> [TASK DESCRIPTION]: Provide an exact copy of the data, excluding the images.

[Begin SOURCE EXCERPT]

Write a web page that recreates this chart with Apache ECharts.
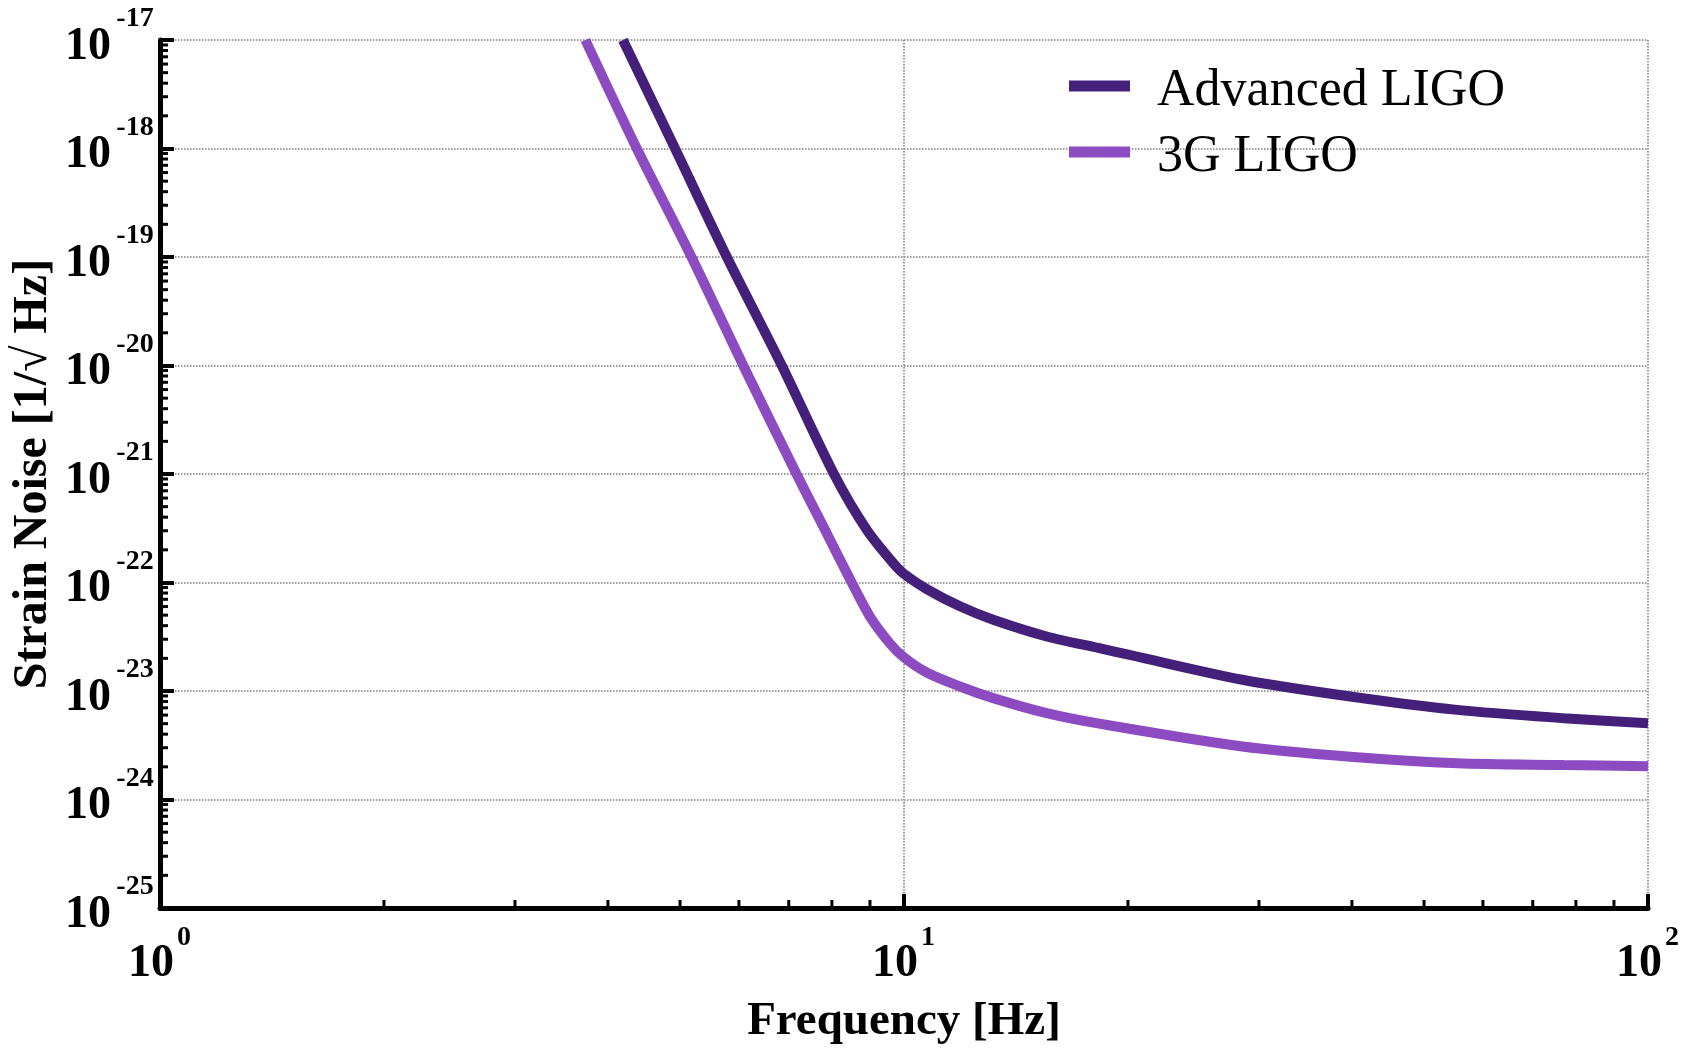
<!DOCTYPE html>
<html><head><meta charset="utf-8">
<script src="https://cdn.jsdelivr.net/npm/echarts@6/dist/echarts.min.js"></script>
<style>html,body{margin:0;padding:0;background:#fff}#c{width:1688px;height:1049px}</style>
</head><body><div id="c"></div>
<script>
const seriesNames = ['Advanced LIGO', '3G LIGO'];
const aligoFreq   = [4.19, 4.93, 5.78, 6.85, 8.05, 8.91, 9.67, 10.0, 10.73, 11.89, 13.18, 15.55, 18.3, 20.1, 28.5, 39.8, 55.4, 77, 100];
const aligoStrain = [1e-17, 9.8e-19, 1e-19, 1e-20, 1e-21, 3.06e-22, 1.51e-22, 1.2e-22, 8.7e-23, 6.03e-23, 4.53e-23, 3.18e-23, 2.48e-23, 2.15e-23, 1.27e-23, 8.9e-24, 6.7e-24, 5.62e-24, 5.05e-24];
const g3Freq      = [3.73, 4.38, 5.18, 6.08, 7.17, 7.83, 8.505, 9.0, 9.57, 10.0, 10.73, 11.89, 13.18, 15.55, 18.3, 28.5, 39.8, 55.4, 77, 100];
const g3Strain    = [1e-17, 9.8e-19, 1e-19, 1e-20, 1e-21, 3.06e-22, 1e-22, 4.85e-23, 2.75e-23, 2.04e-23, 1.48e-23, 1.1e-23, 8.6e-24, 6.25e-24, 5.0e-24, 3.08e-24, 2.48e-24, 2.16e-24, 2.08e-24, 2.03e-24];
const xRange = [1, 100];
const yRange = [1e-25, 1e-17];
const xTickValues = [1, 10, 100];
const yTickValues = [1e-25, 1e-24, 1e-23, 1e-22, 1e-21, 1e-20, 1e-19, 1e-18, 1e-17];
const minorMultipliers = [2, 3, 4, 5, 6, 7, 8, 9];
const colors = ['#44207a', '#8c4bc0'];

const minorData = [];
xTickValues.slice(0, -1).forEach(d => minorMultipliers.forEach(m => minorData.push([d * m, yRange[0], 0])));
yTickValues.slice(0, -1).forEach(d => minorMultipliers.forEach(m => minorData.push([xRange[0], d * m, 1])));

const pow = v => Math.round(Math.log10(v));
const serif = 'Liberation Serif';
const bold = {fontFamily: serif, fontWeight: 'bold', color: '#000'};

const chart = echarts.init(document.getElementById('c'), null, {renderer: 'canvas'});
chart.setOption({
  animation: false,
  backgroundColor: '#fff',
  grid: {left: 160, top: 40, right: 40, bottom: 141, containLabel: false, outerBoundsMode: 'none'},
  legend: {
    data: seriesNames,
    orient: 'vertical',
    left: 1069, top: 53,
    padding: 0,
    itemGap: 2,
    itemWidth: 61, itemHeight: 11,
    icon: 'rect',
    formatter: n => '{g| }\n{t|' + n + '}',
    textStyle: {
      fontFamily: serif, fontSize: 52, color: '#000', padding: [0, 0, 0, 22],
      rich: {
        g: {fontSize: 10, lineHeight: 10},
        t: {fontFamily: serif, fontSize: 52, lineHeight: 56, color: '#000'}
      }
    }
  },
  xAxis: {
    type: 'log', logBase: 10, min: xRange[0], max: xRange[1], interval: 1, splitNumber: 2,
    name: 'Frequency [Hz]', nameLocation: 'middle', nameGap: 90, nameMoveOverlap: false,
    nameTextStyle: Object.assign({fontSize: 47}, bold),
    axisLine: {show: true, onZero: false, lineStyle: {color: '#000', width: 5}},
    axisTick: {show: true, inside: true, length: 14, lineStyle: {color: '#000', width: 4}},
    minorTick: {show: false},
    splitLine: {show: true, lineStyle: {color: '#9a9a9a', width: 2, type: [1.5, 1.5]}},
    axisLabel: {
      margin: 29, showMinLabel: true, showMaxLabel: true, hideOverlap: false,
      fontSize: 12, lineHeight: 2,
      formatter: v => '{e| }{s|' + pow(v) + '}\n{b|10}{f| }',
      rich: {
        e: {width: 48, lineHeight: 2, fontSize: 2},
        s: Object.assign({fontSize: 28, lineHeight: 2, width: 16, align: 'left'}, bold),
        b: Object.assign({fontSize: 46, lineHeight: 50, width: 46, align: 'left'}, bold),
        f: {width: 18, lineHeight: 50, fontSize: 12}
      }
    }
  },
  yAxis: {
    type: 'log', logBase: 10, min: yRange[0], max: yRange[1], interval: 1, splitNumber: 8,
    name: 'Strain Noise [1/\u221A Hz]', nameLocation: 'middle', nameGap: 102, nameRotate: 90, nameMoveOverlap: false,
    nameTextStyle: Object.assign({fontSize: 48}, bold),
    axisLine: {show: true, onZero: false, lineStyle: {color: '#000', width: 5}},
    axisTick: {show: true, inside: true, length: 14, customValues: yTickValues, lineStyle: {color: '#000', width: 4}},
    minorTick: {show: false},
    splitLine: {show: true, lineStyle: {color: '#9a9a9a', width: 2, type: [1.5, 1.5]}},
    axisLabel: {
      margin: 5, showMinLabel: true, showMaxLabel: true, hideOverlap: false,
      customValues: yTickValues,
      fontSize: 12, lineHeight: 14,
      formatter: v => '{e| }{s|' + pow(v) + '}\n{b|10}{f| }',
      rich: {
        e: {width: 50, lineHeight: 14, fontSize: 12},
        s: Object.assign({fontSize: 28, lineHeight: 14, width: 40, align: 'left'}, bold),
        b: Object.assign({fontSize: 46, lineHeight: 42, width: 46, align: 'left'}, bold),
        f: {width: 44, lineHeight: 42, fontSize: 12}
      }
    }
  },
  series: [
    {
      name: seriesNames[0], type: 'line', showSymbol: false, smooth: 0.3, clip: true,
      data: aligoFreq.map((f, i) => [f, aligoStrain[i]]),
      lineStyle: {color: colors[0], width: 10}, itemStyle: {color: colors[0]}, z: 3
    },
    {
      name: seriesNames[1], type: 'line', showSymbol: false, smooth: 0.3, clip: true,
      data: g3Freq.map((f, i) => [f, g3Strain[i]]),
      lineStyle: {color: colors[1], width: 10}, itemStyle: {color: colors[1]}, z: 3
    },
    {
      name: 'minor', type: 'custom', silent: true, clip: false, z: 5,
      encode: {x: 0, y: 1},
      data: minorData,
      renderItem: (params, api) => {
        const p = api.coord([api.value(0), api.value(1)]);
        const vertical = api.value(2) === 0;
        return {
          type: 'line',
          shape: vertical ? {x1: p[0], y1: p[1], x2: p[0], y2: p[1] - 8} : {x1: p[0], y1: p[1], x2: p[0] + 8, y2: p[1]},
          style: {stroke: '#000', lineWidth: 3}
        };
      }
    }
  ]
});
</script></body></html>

[End SOURCE EXCERPT]

> [WRITTEN RESPONSE]:
Write a web page that recreates this chart with Apache ECharts.
<!DOCTYPE html>
<html><head><meta charset="utf-8">
<script src="https://cdn.jsdelivr.net/npm/echarts@6/dist/echarts.min.js"></script>
<style>html,body{margin:0;padding:0;background:#fff}#c{width:1688px;height:1049px}</style>
</head><body><div id="c"></div>
<script>
const seriesNames = ['Advanced LIGO', '3G LIGO'];
const aligoFreq   = [4.19, 4.93, 5.78, 6.85, 8.05, 8.91, 9.67, 10.0, 10.73, 11.89, 13.18, 15.55, 18.3, 20.1, 28.5, 39.8, 55.4, 77, 100];
const aligoStrain = [1e-17, 9.8e-19, 1e-19, 1e-20, 1e-21, 3.06e-22, 1.51e-22, 1.2e-22, 8.7e-23, 6.03e-23, 4.53e-23, 3.18e-23, 2.48e-23, 2.15e-23, 1.27e-23, 8.9e-24, 6.7e-24, 5.62e-24, 5.05e-24];
const g3Freq      = [3.73, 4.38, 5.18, 6.08, 7.17, 7.83, 8.505, 9.0, 9.57, 10.0, 10.73, 11.89, 13.18, 15.55, 18.3, 28.5, 39.8, 55.4, 77, 100];
const g3Strain    = [1e-17, 9.8e-19, 1e-19, 1e-20, 1e-21, 3.06e-22, 1e-22, 4.85e-23, 2.75e-23, 2.04e-23, 1.48e-23, 1.1e-23, 8.6e-24, 6.25e-24, 5.0e-24, 3.08e-24, 2.48e-24, 2.16e-24, 2.08e-24, 2.03e-24];
const xRange = [1, 100];
const yRange = [1e-25, 1e-17];
const xTickValues = [1, 10, 100];
const yTickValues = [1e-25, 1e-24, 1e-23, 1e-22, 1e-21, 1e-20, 1e-19, 1e-18, 1e-17];
const minorMultipliers = [2, 3, 4, 5, 6, 7, 8, 9];
const colors = ['#44207a', '#8c4bc0'];

const minorData = [];
xTickValues.slice(0, -1).forEach(d => minorMultipliers.forEach(m => minorData.push([d * m, yRange[0], 0])));
yTickValues.slice(0, -1).forEach(d => minorMultipliers.forEach(m => minorData.push([xRange[0], d * m, 1])));

const pow = v => Math.round(Math.log10(v));
const serif = 'Liberation Serif';
const bold = {fontFamily: serif, fontWeight: 'bold', color: '#000'};

const chart = echarts.init(document.getElementById('c'), null, {renderer: 'canvas'});
chart.setOption({
  animation: false,
  backgroundColor: '#fff',
  grid: {left: 160, top: 40, right: 40, bottom: 141, containLabel: false, outerBoundsMode: 'none'},
  legend: {
    data: seriesNames,
    orient: 'vertical',
    left: 1069, top: 53,
    padding: 0,
    itemGap: 2,
    itemWidth: 61, itemHeight: 11,
    icon: 'rect',
    formatter: n => '{g| }\n{t|' + n + '}',
    textStyle: {
      fontFamily: serif, fontSize: 52, color: '#000', padding: [0, 0, 0, 22],
      rich: {
        g: {fontSize: 10, lineHeight: 10},
        t: {fontFamily: serif, fontSize: 52, lineHeight: 56, color: '#000'}
      }
    }
  },
  xAxis: {
    type: 'log', logBase: 10, min: xRange[0], max: xRange[1], interval: 1, splitNumber: 2,
    name: 'Frequency [Hz]', nameLocation: 'middle', nameGap: 90, nameMoveOverlap: false,
    nameTextStyle: Object.assign({fontSize: 47}, bold),
    axisLine: {show: true, onZero: false, lineStyle: {color: '#000', width: 5}},
    axisTick: {show: true, inside: true, length: 14, lineStyle: {color: '#000', width: 4}},
    minorTick: {show: false},
    splitLine: {show: true, lineStyle: {color: '#9a9a9a', width: 2, type: [1.5, 1.5]}},
    axisLabel: {
      margin: 29, showMinLabel: true, showMaxLabel: true, hideOverlap: false,
      fontSize: 12, lineHeight: 2,
      formatter: v => '{e| }{s|' + pow(v) + '}\n{b|10}{f| }',
      rich: {
        e: {width: 48, lineHeight: 2, fontSize: 2},
        s: Object.assign({fontSize: 28, lineHeight: 2, width: 16, align: 'left'}, bold),
        b: Object.assign({fontSize: 46, lineHeight: 50, width: 46, align: 'left'}, bold),
        f: {width: 18, lineHeight: 50, fontSize: 12}
      }
    }
  },
  yAxis: {
    type: 'log', logBase: 10, min: yRange[0], max: yRange[1], interval: 1, splitNumber: 8,
    name: 'Strain Noise [1/\u221A Hz]', nameLocation: 'middle', nameGap: 102, nameRotate: 90, nameMoveOverlap: false,
    nameTextStyle: Object.assign({fontSize: 48}, bold),
    axisLine: {show: true, onZero: false, lineStyle: {color: '#000', width: 5}},
    axisTick: {show: true, inside: true, length: 14, customValues: yTickValues, lineStyle: {color: '#000', width: 4}},
    minorTick: {show: false},
    splitLine: {show: true, lineStyle: {color: '#9a9a9a', width: 2, type: [1.5, 1.5]}},
    axisLabel: {
      margin: 5, showMinLabel: true, showMaxLabel: true, hideOverlap: false,
      customValues: yTickValues,
      fontSize: 12, lineHeight: 14,
      formatter: v => '{e| }{s|' + pow(v) + '}\n{b|10}{f| }',
      rich: {
        e: {width: 50, lineHeight: 14, fontSize: 12},
        s: Object.assign({fontSize: 28, lineHeight: 14, width: 40, align: 'left'}, bold),
        b: Object.assign({fontSize: 46, lineHeight: 42, width: 46, align: 'left'}, bold),
        f: {width: 44, lineHeight: 42, fontSize: 12}
      }
    }
  },
  series: [
    {
      name: seriesNames[0], type: 'line', showSymbol: false, smooth: 0.3, clip: true,
      data: aligoFreq.map((f, i) => [f, aligoStrain[i]]),
      lineStyle: {color: colors[0], width: 10}, itemStyle: {color: colors[0]}, z: 3
    },
    {
      name: seriesNames[1], type: 'line', showSymbol: false, smooth: 0.3, clip: true,
      data: g3Freq.map((f, i) => [f, g3Strain[i]]),
      lineStyle: {color: colors[1], width: 10}, itemStyle: {color: colors[1]}, z: 3
    },
    {
      name: 'minor', type: 'custom', silent: true, clip: false, z: 5,
      encode: {x: 0, y: 1},
      data: minorData,
      renderItem: (params, api) => {
        const p = api.coord([api.value(0), api.value(1)]);
        const vertical = api.value(2) === 0;
        return {
          type: 'line',
          shape: vertical ? {x1: p[0], y1: p[1], x2: p[0], y2: p[1] - 8} : {x1: p[0], y1: p[1], x2: p[0] + 8, y2: p[1]},
          style: {stroke: '#000', lineWidth: 3}
        };
      }
    }
  ]
});
</script></body></html>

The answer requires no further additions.